___ Information provided
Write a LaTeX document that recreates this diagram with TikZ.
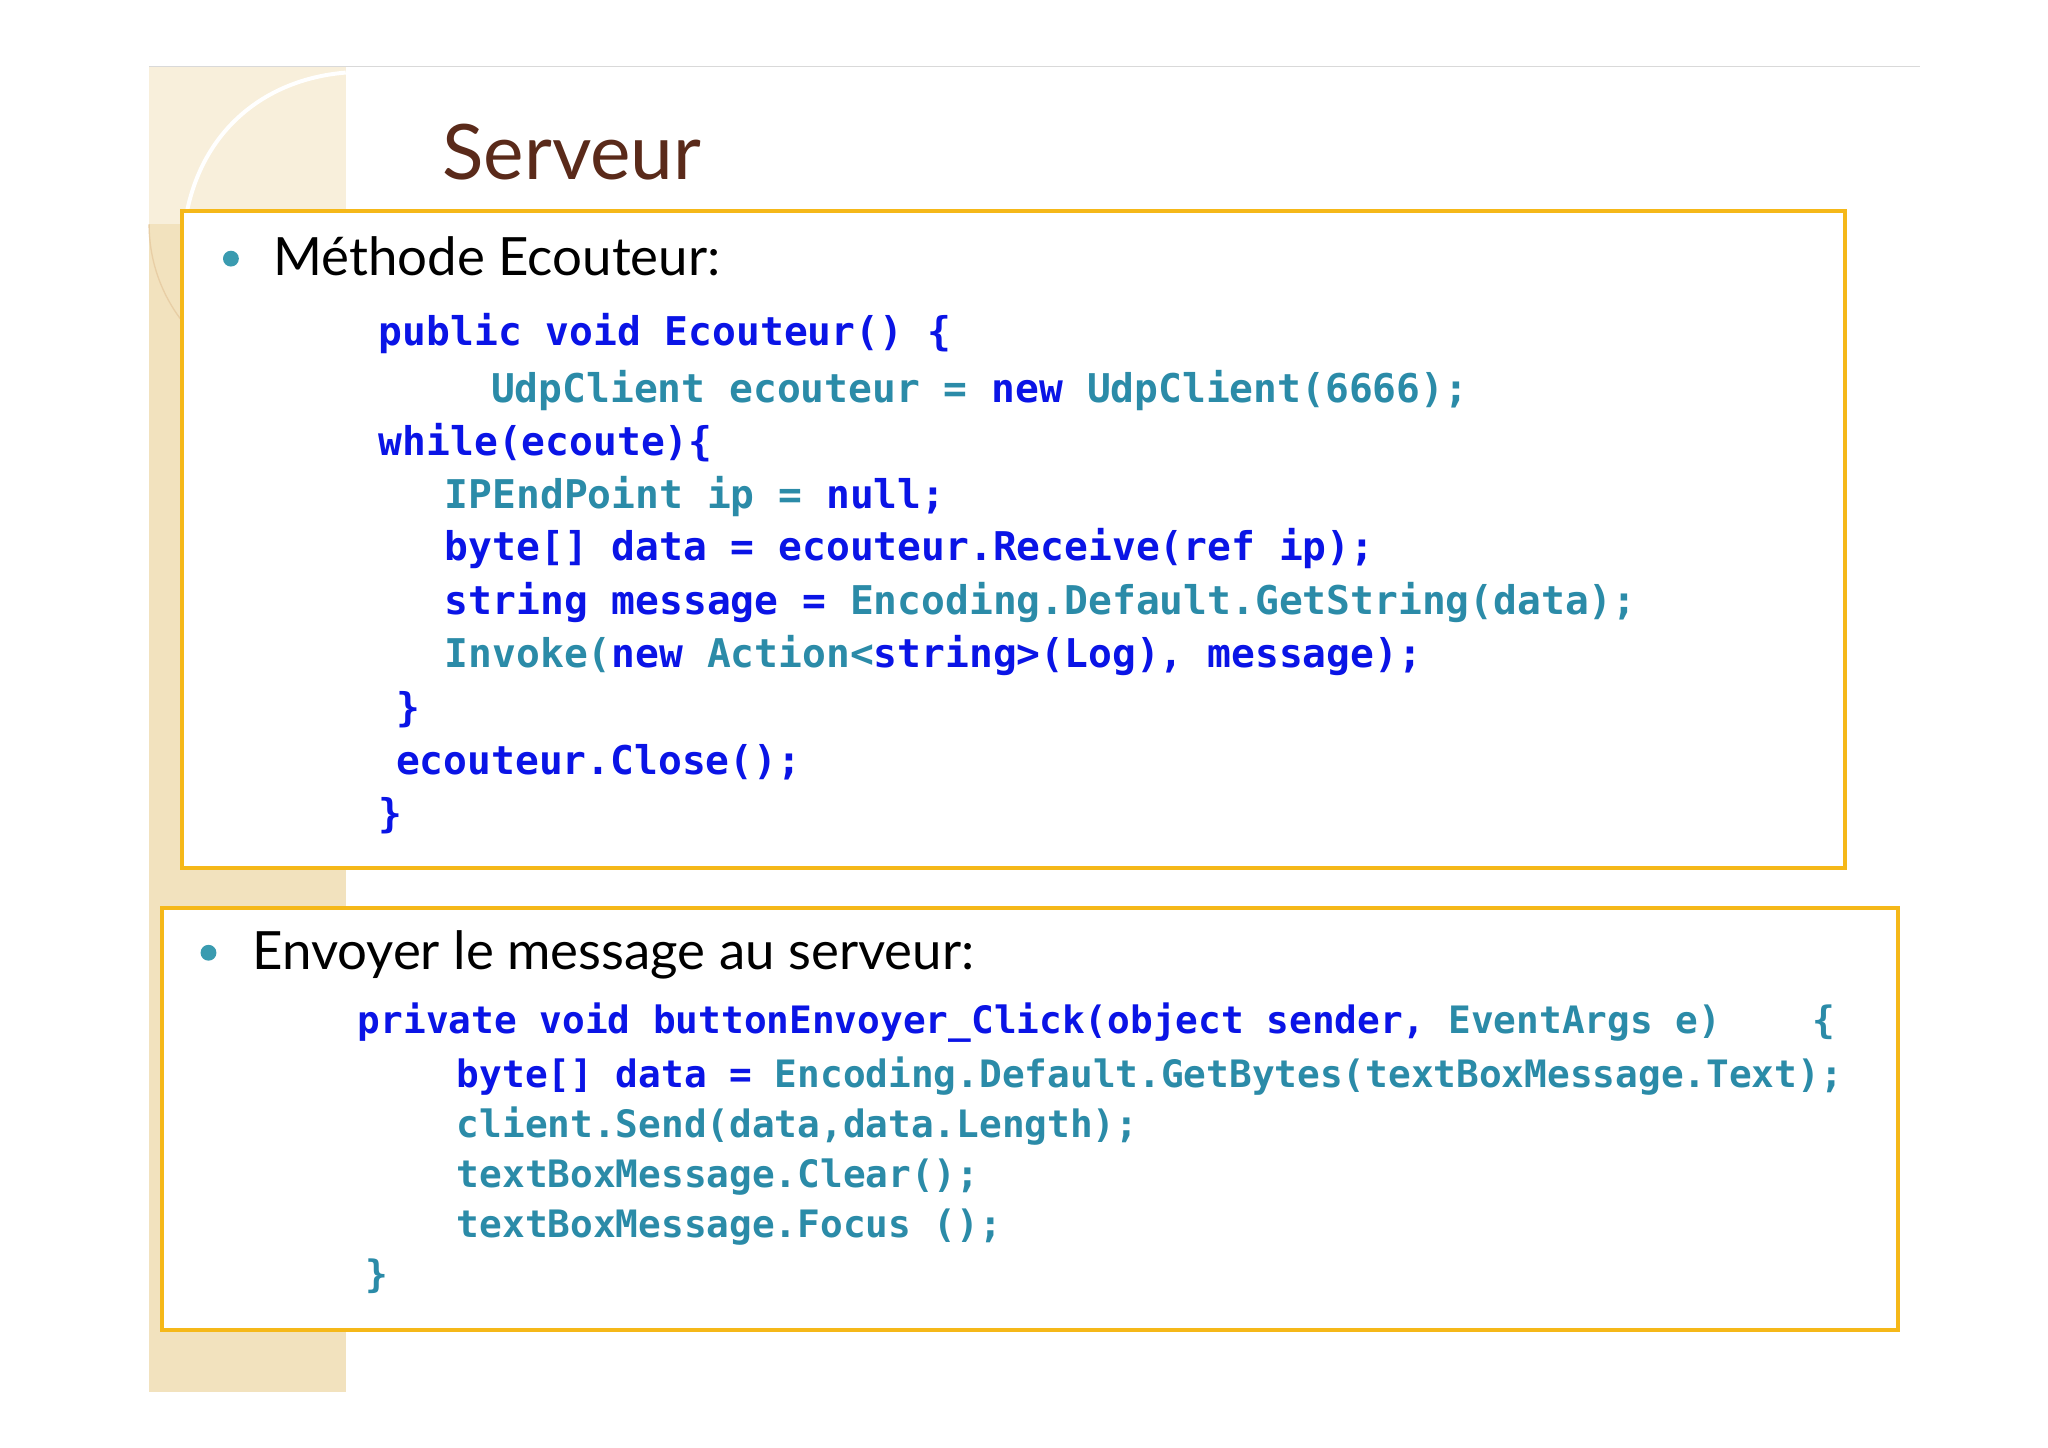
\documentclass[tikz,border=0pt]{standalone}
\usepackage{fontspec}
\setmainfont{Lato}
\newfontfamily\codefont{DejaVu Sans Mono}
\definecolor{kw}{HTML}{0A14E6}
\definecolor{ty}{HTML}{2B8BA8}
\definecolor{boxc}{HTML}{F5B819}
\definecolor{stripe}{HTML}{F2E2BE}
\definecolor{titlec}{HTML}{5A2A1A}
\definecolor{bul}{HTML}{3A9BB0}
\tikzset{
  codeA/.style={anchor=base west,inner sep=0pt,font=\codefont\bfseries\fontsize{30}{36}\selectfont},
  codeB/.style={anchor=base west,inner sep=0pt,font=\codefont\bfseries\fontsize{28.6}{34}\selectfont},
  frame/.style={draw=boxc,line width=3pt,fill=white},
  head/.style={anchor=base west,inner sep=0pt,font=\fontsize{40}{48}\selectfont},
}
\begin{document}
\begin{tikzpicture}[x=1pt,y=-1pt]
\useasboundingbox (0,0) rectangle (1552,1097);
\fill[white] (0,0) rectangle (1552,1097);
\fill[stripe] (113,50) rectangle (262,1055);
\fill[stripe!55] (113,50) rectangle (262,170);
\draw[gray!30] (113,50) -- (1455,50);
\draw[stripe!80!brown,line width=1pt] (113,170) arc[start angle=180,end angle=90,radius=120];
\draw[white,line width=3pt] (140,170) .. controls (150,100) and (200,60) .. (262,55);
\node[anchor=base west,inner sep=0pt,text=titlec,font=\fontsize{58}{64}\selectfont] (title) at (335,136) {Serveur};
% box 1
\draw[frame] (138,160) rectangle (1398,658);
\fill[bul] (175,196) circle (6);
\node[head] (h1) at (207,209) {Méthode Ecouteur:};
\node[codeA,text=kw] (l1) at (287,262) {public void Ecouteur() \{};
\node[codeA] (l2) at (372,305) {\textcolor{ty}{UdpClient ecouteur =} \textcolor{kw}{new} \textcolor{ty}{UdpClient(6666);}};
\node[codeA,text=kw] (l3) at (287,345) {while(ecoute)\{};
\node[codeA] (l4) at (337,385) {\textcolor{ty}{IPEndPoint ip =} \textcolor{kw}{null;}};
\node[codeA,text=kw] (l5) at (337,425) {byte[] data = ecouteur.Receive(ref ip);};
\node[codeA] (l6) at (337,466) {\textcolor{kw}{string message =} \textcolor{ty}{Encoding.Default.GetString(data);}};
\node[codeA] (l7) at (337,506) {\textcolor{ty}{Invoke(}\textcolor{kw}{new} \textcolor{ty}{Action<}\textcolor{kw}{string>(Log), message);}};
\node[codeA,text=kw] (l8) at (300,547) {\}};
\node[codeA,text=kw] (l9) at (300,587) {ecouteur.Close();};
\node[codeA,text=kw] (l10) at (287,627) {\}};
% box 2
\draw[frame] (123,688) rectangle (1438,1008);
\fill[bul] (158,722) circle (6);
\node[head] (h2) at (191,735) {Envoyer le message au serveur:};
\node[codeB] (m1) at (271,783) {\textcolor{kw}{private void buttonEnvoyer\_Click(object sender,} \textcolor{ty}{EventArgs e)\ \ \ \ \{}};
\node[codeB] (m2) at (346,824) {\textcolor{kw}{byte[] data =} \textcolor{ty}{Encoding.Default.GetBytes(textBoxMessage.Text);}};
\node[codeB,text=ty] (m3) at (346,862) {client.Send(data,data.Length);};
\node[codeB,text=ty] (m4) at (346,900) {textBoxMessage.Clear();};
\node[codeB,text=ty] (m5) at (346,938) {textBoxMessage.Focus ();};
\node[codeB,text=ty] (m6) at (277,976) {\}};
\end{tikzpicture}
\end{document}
______
• [What the task asks]: All of the lines above should be retyped precisely, apart from the pictures.

• [The output]:
Write a LaTeX document that recreates this diagram with TikZ.
\documentclass[tikz,border=0pt]{standalone}
\usepackage{fontspec}
\setmainfont{Lato}
\newfontfamily\codefont{DejaVu Sans Mono}
\definecolor{kw}{HTML}{0A14E6}
\definecolor{ty}{HTML}{2B8BA8}
\definecolor{boxc}{HTML}{F5B819}
\definecolor{stripe}{HTML}{F2E2BE}
\definecolor{titlec}{HTML}{5A2A1A}
\definecolor{bul}{HTML}{3A9BB0}
\tikzset{
  codeA/.style={anchor=base west,inner sep=0pt,font=\codefont\bfseries\fontsize{30}{36}\selectfont},
  codeB/.style={anchor=base west,inner sep=0pt,font=\codefont\bfseries\fontsize{28.6}{34}\selectfont},
  frame/.style={draw=boxc,line width=3pt,fill=white},
  head/.style={anchor=base west,inner sep=0pt,font=\fontsize{40}{48}\selectfont},
}
\begin{document}
\begin{tikzpicture}[x=1pt,y=-1pt]
\useasboundingbox (0,0) rectangle (1552,1097);
\fill[white] (0,0) rectangle (1552,1097);
\fill[stripe] (113,50) rectangle (262,1055);
\fill[stripe!55] (113,50) rectangle (262,170);
\draw[gray!30] (113,50) -- (1455,50);
\draw[stripe!80!brown,line width=1pt] (113,170) arc[start angle=180,end angle=90,radius=120];
\draw[white,line width=3pt] (140,170) .. controls (150,100) and (200,60) .. (262,55);
\node[anchor=base west,inner sep=0pt,text=titlec,font=\fontsize{58}{64}\selectfont] (title) at (335,136) {Serveur};
% box 1
\draw[frame] (138,160) rectangle (1398,658);
\fill[bul] (175,196) circle (6);
\node[head] (h1) at (207,209) {Méthode Ecouteur:};
\node[codeA,text=kw] (l1) at (287,262) {public void Ecouteur() \{};
\node[codeA] (l2) at (372,305) {\textcolor{ty}{UdpClient ecouteur =} \textcolor{kw}{new} \textcolor{ty}{UdpClient(6666);}};
\node[codeA,text=kw] (l3) at (287,345) {while(ecoute)\{};
\node[codeA] (l4) at (337,385) {\textcolor{ty}{IPEndPoint ip =} \textcolor{kw}{null;}};
\node[codeA,text=kw] (l5) at (337,425) {byte[] data = ecouteur.Receive(ref ip);};
\node[codeA] (l6) at (337,466) {\textcolor{kw}{string message =} \textcolor{ty}{Encoding.Default.GetString(data);}};
\node[codeA] (l7) at (337,506) {\textcolor{ty}{Invoke(}\textcolor{kw}{new} \textcolor{ty}{Action<}\textcolor{kw}{string>(Log), message);}};
\node[codeA,text=kw] (l8) at (300,547) {\}};
\node[codeA,text=kw] (l9) at (300,587) {ecouteur.Close();};
\node[codeA,text=kw] (l10) at (287,627) {\}};
% box 2
\draw[frame] (123,688) rectangle (1438,1008);
\fill[bul] (158,722) circle (6);
\node[head] (h2) at (191,735) {Envoyer le message au serveur:};
\node[codeB] (m1) at (271,783) {\textcolor{kw}{private void buttonEnvoyer\_Click(object sender,} \textcolor{ty}{EventArgs e)\ \ \ \ \{}};
\node[codeB] (m2) at (346,824) {\textcolor{kw}{byte[] data =} \textcolor{ty}{Encoding.Default.GetBytes(textBoxMessage.Text);}};
\node[codeB,text=ty] (m3) at (346,862) {client.Send(data,data.Length);};
\node[codeB,text=ty] (m4) at (346,900) {textBoxMessage.Clear();};
\node[codeB,text=ty] (m5) at (346,938) {textBoxMessage.Focus ();};
\node[codeB,text=ty] (m6) at (277,976) {\}};
\end{tikzpicture}
\end{document}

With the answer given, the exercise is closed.